++++ DATASET SECTION

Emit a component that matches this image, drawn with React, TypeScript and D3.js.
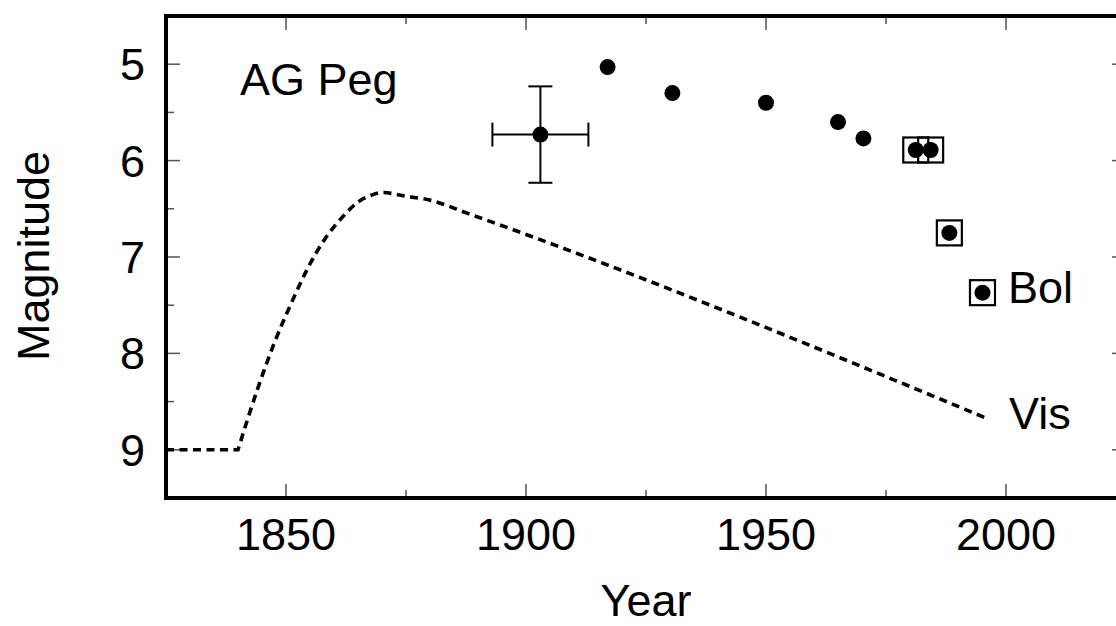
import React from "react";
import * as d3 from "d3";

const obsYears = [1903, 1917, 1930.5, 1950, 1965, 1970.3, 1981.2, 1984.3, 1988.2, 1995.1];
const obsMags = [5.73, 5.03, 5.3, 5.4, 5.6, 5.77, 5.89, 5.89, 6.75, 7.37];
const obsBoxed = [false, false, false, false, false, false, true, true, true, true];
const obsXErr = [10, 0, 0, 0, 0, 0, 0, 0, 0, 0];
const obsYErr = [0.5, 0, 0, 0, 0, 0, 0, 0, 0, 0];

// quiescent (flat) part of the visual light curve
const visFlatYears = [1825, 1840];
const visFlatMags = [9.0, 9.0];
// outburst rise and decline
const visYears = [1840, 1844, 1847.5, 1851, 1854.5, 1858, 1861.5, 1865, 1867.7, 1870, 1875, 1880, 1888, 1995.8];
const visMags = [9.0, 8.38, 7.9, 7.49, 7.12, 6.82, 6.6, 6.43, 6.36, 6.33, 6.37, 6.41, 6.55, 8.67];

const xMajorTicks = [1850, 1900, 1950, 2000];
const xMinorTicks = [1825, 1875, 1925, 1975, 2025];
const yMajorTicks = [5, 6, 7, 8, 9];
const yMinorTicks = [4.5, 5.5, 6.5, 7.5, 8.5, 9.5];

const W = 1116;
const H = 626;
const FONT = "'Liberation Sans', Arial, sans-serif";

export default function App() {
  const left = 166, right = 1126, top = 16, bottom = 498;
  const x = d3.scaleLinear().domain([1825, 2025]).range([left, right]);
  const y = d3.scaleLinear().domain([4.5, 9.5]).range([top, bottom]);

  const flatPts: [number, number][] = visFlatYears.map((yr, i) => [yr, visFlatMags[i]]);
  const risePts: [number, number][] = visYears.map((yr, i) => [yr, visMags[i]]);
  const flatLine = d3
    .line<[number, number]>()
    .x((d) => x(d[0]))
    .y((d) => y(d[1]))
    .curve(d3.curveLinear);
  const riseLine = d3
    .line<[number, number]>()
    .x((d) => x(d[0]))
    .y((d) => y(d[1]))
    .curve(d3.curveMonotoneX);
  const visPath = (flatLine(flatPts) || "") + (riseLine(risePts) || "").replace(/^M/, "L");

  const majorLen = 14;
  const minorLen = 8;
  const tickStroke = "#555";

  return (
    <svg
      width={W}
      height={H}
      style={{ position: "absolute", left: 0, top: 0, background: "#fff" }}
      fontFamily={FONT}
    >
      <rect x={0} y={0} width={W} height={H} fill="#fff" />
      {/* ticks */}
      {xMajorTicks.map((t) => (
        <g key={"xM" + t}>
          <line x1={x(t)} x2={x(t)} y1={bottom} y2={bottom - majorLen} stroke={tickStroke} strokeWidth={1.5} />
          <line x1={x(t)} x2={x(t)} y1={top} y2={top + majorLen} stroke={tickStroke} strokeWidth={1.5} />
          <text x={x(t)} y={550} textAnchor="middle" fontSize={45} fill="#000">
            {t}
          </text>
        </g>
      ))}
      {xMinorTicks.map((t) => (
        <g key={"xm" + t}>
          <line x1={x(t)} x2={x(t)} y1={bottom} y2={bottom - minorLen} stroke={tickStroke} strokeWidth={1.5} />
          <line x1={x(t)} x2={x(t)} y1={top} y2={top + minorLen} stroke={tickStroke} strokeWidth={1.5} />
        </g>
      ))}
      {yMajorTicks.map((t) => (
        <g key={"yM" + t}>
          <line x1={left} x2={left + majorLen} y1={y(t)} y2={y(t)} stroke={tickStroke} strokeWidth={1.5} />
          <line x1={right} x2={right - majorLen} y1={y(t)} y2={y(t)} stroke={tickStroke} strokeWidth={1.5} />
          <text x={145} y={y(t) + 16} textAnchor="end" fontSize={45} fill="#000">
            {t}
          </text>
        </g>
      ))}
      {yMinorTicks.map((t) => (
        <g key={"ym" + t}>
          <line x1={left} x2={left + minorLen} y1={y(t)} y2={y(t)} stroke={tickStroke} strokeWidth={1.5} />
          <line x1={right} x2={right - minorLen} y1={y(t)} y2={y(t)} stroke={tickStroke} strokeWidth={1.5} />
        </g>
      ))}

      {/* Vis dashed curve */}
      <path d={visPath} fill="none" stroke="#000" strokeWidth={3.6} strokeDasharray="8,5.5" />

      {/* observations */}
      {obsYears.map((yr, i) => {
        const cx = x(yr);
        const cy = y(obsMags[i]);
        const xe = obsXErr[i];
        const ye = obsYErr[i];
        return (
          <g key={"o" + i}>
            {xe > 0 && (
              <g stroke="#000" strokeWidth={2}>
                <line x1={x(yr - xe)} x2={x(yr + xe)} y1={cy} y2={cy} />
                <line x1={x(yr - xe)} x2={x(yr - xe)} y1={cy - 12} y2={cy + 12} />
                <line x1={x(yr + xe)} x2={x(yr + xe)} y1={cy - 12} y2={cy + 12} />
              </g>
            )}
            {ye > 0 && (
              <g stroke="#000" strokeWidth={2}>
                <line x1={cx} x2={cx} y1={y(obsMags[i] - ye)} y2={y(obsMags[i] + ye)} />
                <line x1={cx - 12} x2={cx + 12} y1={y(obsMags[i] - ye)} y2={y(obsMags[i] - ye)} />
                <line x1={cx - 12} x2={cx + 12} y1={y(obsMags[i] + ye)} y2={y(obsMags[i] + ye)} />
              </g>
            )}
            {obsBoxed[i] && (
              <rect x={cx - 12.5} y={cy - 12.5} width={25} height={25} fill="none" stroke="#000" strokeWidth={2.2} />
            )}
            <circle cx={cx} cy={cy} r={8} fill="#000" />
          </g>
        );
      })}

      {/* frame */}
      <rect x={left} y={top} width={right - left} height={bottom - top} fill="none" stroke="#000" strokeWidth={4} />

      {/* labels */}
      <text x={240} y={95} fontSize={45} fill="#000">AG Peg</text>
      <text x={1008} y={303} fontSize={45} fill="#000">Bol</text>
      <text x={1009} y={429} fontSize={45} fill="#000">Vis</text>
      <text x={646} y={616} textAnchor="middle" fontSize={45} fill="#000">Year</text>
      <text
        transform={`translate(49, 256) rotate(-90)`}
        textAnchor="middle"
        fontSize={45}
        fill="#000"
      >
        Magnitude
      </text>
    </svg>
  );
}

++++++++

TASK DESCRIPTION:
Without any pictures, reproduce the lines from the first one in the material through the line that has "import * as", exactly as they appear.

PROBLEM SOLUTION:
Emit a component that matches this image, drawn with React, TypeScript and D3.js.
import React from "react";
import * as d3 from "d3";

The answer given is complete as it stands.